The Constitution survived because delegates compromised instead of allowing disagreement to end the convention.

This matters because the Constitution was not written like a simple essay with one author and one viewpoint. It was negotiated by delegates who represented different states, economies, fears, and political goals.

Why Compromise Was Necessary

The Constitutional Convention met in Philadelphia in 1787 because the Articles of Confederation had created a weak national government. But delegates disagreed sharply over what should replace it.

Large states wanted political power to reflect population. Small states wanted equal power among states. Northern and southern states disagreed over slavery and trade. Some delegates wanted a stronger national government, while others feared centralized power.

Without compromise, no Constitution would likely have been written or ratified.

The Great Compromise

The Great Compromise, also called the Connecticut Compromise, settled the representation dispute between large and small states.

It created a bicameral Congress:

  • The House of Representatives would be based on population.
  • The Senate would give each state equal representation.

The U.S. Senate explains that this compromise resolved one of the most controversial issues at the convention.

The Three-Fifths Compromise

The Three-Fifths Compromise dealt with how enslaved people would be counted for representation and taxation. Southern states wanted enslaved people counted for representation, even though enslaved people had no political rights. Some northern delegates opposed giving slaveholding states more power on that basis.

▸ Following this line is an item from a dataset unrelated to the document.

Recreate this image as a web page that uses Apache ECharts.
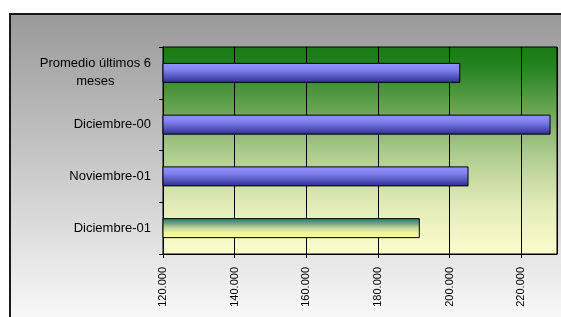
<!DOCTYPE html>
<html>
<head>
<meta charset="utf-8">
<script src="https://cdn.jsdelivr.net/npm/echarts@6/dist/echarts.min.js"></script>
<style>
  html, body { margin: 0; padding: 0; background: #fff; }
  #box { width: 561px; height: 317px; }
</style>
</head>
<body>
<div id="box"></div>
<script>
// datos
const categories = ["Diciembre-01", "Noviembre-01", "Diciembre-00", "Promedio últimos 6\nmeses"];
const values = [191700, 205300, 228200, 203000];
const tickValues = [120000, 140000, 160000, 180000, 200000, 220000];
const tickLabels = ["120.000", "140.000", "160.000", "180.000", "200.000", "220.000"];

const grad = (stops) => new echarts.graphic.LinearGradient(0, 0, 0, 1,
  stops.map((c, i) => ({ offset: c[0], color: c[1] })));

const blueBar = grad([[0, "#9494ff"], [0.35, "#8080f0"], [0.7, "#5454bc"], [1, "#2c2c8c"]]);
const yellowBar = grad([[0, "#207668"], [0.25, "#6e9e82"], [0.5, "#c4d89c"], [0.72, "#eef29a"], [1, "#fbfb98"]]);

const myChart = echarts.init(document.getElementById("box"), null, { renderer: "canvas" });

const option = {
  animation: false,
  backgroundColor: "#ffffff",
  textStyle: { fontFamily: "Liberation Sans, Arial, sans-serif" },
  graphic: [
    {
      type: "rect",
      z: -100,
      silent: true,
      shape: { x: 10, y: 14, width: 600, height: 400 },
      style: {
        fill: new echarts.graphic.LinearGradient(0, 14, 0, 317, [
          { offset: 0, color: "#999999" },
          { offset: 1, color: "#f8f8f8" }
        ], true),
        stroke: "#1a1a1a",
        lineWidth: 2
      }
    }
  ],
  grid: {
    left: 163,
    top: 47,
    right: 4,
    bottom: 63,
    containLabel: false,
    show: true,
    backgroundColor: grad([[0, "#177b12"], [0.1, "#258320"], [0.3, "#68a452"], [0.5, "#a9c98a"], [0.75, "#e0eab6"], [1, "#fdfdcc"]]),
    borderColor: "#000",
    borderWidth: 1
  },
  xAxis: {
    type: "value",
    min: 120000,
    max: 230000,
    interval: 20000,
    axisLine: { show: true, lineStyle: { color: "#000", width: 1 } },
    axisTick: { show: true, length: 4, lineStyle: { color: "#000" } },
    splitLine: { show: true, lineStyle: { color: "#000", width: 1 } },
    axisLabel: {
      rotate: 90,
      margin: 13,
      fontSize: 11,
      color: "#000",
      showMaxLabel: false,
      formatter: (v) => {
        const i = tickValues.indexOf(v);
        return i >= 0 ? tickLabels[i] : "";
      }
    }
  },
  yAxis: {
    type: "category",
    data: categories,
    axisLine: { show: true, lineStyle: { color: "#000", width: 1 } },
    axisTick: { show: true, length: 4, lineStyle: { color: "#000" } },
    splitLine: { show: false },
    axisLabel: {
      margin: 12,
      fontSize: 13,
      color: "#000",
      lineHeight: 18,
      formatter: (v) => {
        const parts = v.split("\n");
        if (parts.length === 1) return "{a|" + v + "}";
        return "{a|" + parts[0] + "}\n{b|" + parts[1] + "}";
      },
      rich: {
        a: { fontSize: 13, color: "#000", lineHeight: 18 },
        b: { fontSize: 13, color: "#000", lineHeight: 18, align: "center" }
      }
    }
  },
  series: [
    {
      type: "bar",
      barWidth: 20,
      data: values.map((v, i) => ({
        value: v,
        itemStyle: {
          color: i === 0 ? yellowBar : blueBar,
          borderColor: "#000",
          borderWidth: 1
        }
      }))
    }
  ]
};

myChart.setOption(option);
</script>
</body>
</html>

The compromise counted three-fifths of the enslaved population for certain representation and tax purposes.

This compromise is one of the Constitution’s most morally troubling features because it protected political power tied to slavery.

The Commerce and Slave Trade Compromises

Delegates also argued over trade. Northern states generally wanted Congress to regulate commerce. Southern states feared that federal trade power could threaten slavery or export economies.

Compromises gave Congress power over interstate and foreign commerce, but also included protections that delayed federal action against the international slave trade until 1808.

These agreements helped secure support from southern delegates but embedded deep contradictions into the new government.

Compromise Over the Presidency

Delegates disagreed about the executive branch. Some feared a powerful president would resemble a king. Others believed a weak executive would fail to enforce laws effectively.

The final Constitution created a single president with important powers, but limited by elections, impeachment, congressional lawmaking, Senate confirmation, and the courts.

The Electoral College was also a compromise over how the president should be chosen.

Compromise Over Federal and State Power

The Constitution balanced national and state authority. The national government received important powers, including taxation, defense, commerce regulation, and lawmaking under the Necessary and Proper Clause.

At the same time, states retained many powers. This federal system helped delegates accept a stronger central government without completely eliminating state authority.

This balance still shapes American government today.

Compromise Over Ratification

The Constitution did not require unanimous state approval under the Articles of Confederation process. Instead, it would take effect after ratification by nine states.

This was also a practical compromise. Requiring unanimity might have allowed one state to block the entire plan.

Ratification conventions gave the people of each state a formal role in approving or rejecting the new Constitution.

Why Compromise Did Not Mean Perfect Agreement

Compromise does not mean everyone was satisfied. Some delegates refused to sign the Constitution. Others supported it reluctantly. Many Americans later demanded a Bill of Rights before fully accepting the new system.

The Constitution solved some problems but left others unresolved, especially slavery. Those unresolved conflicts continued to shape American history.

So compromise made agreement possible, but it did not make every agreement just. Some compromises strengthened the new government, while others protected deeply unequal systems that later generations had to challenge.

Bottom Line

The Constitution was a result of multiple compromises because delegates had to balance competing interests among large states, small states, northern states, southern states, nationalists, and defenders of state power.

Those compromises made the Constitution possible, but they also left serious tensions that later generations had to confront.